I usually show my students a bunch of pictures to illustrate this. Let me try in words:
カフェテリアでたべます。I eat in the cafeteria. This absolutely must be 「で。」The cafeteria is the place where the action of eating takes place. It would be ungrammatical with 「に。」
おはしで たべます。I eat with chopsticks. This is a second use for 「で」。Think of it as "using."
カフェテリアにいます。I am in the cafeteria. The fact that I exist is not technically an action, at least not in the Japanese concept. It absolutely must take 「に。」
カフェテリアに行きます。I go to the cafeteria. The cafeteria is the destination. You could also use へ。
バスで行きます。I go by bus. I use the bus to go somewhere.
カフェテリアで行きます。I use the cafeteria to go somewhere. Maybe I ride in the cafeteria.
I hope this helps!
That guess is correct :)
The verb endings determine if it is positive or negative, as well as the tense.
行きます - Go/will go (present/future)
行きません - Do not go/will not go (neg present/future)
行きました - Went (past)
行きませんでした - Did not go (past neg)
particles mark the function of a noun in a sentence (topic, subject, object, location, time, destination, utensil, etc.). The topic/contrast particle は is more common in negative sentences, but does not itself make the sentence negative.
dam, sum of yall comments are from 3 years ago you probably already know Japanese now, but im just on level 1 im just started level one but if someone in the future read this um yeah I probably already know Japanese and Korean so yeah ummmmmmm im having a very hard time DOING THIS IT IS NOT EASY OK!!!!!!!!!!
In the lesson "tips" it says that the particle へ is a direction particle as in "to the office" and it lists に as the location and time particle such as "at 9 o'clock", "in May", "on Monday". So why is the に particle used here instead of へ?
Should it not be: 学校へ行きません instead of 学校に行きません???
に is a very versatile particle and also marks a destination/target of movement.
に puts more focus on the destination, the place that you do/do not go to. If you に a place you are likely to go there with a purpose and stay there for some time. You would also use this with instantaneous actions like 車に乗ります "get in the car"
へ puts more focus on the direction; the journey and movement itself. If you へ a place, you are going in the direction of that location but it is unclear if you will go directly there or if you will stay there once you arrive or just keep going.

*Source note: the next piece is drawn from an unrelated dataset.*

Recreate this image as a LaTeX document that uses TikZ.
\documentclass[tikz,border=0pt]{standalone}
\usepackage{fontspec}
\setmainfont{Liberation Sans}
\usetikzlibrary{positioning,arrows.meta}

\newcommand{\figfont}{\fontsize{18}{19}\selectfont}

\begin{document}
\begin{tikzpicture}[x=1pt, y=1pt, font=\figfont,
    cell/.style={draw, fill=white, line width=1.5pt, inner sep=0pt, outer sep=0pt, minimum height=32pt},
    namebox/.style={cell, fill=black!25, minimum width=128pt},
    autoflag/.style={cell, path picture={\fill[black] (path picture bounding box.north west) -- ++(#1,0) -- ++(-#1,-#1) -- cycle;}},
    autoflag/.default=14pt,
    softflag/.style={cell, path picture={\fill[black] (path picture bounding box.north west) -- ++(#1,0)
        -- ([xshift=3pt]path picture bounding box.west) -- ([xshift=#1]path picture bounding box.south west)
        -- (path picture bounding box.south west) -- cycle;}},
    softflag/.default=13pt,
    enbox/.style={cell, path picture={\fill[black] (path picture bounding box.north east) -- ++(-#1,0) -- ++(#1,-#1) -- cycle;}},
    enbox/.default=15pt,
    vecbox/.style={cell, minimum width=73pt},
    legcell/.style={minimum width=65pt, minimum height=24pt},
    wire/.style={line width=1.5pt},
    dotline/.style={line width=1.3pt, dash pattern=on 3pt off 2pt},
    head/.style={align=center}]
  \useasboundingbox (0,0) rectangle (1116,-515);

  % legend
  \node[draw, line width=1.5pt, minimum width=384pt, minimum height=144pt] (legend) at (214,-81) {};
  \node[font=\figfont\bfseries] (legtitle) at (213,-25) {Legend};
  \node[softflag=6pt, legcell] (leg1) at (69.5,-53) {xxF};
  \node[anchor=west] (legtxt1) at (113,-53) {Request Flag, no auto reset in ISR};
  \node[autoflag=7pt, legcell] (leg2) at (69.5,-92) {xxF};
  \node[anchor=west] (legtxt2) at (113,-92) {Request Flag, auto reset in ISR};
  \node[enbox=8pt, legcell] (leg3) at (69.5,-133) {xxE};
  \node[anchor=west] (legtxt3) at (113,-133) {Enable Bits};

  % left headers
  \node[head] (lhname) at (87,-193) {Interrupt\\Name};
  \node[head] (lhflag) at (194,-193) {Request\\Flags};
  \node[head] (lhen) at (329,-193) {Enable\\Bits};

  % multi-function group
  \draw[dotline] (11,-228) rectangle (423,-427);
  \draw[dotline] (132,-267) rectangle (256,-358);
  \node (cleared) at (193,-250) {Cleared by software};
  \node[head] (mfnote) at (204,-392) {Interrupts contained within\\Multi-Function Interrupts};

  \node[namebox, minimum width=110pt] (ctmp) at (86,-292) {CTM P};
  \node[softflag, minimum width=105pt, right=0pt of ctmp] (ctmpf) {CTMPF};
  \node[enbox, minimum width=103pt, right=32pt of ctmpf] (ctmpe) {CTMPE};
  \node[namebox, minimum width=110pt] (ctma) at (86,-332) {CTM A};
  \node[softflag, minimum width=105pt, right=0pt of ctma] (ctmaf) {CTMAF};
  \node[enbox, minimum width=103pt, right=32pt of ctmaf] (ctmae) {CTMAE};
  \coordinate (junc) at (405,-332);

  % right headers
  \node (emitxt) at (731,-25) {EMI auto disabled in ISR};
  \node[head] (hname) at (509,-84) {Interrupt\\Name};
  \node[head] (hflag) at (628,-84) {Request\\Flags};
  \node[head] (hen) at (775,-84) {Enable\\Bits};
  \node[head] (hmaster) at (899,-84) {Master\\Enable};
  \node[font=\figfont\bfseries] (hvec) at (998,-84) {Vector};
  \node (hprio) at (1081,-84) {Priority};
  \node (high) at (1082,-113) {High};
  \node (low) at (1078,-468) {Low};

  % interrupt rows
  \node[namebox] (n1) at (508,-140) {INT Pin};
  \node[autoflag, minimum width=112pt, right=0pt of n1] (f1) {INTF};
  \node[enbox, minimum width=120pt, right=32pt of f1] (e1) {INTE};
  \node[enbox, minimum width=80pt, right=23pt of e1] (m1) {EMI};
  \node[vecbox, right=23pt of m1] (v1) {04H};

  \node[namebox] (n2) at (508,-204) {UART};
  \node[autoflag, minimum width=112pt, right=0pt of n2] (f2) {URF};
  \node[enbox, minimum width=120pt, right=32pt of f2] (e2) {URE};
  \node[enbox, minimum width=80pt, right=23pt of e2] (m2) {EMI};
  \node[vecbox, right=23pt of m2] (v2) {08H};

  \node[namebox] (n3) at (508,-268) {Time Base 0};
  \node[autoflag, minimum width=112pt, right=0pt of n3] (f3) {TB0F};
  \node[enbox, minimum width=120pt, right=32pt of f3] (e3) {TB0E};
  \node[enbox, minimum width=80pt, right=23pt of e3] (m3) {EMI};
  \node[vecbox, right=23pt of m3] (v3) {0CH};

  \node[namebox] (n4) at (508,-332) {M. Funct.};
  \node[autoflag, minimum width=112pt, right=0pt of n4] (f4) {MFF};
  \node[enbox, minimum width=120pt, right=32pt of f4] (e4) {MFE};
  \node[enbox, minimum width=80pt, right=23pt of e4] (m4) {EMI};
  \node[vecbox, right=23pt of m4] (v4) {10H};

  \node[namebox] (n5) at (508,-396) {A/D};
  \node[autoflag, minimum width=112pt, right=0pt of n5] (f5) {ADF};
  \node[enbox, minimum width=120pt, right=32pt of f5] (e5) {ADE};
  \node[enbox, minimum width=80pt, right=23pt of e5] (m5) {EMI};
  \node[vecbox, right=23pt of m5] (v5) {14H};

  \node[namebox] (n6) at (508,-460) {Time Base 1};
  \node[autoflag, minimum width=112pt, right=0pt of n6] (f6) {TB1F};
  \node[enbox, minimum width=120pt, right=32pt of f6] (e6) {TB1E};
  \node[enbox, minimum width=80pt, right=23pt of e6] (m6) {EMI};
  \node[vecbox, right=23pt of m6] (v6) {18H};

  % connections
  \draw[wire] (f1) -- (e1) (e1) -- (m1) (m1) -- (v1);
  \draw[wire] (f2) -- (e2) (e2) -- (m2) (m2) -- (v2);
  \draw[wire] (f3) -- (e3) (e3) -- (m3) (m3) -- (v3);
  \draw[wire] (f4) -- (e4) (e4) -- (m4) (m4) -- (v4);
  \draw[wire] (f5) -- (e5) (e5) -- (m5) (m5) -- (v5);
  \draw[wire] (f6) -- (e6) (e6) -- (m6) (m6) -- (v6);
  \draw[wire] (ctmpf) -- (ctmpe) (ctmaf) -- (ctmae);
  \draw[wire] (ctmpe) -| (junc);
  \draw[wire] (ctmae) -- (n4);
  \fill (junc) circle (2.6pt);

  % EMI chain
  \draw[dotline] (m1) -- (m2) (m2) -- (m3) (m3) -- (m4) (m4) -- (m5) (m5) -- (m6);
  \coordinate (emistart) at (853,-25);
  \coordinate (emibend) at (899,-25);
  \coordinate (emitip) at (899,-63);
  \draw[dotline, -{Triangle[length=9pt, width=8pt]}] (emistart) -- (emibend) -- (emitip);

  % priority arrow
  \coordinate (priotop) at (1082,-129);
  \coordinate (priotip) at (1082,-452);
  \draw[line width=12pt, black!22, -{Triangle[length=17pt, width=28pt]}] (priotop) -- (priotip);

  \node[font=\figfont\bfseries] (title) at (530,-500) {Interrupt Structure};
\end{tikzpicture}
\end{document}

You would use this to talk about the path you took, especially if that path was a long journey. 北へ行きます "I go to the north", 日本へようこそ "Welcome to Japan"
In most cases they are completely interchangeable for marking a destination, though if you are also stating a time which would use に you may choose へ over に for a destination to avoid using に repeatedly.
In a negative sentence like this you may use に because you are talking about not going to a specific destination, you don't need to emphasize the path you did not take.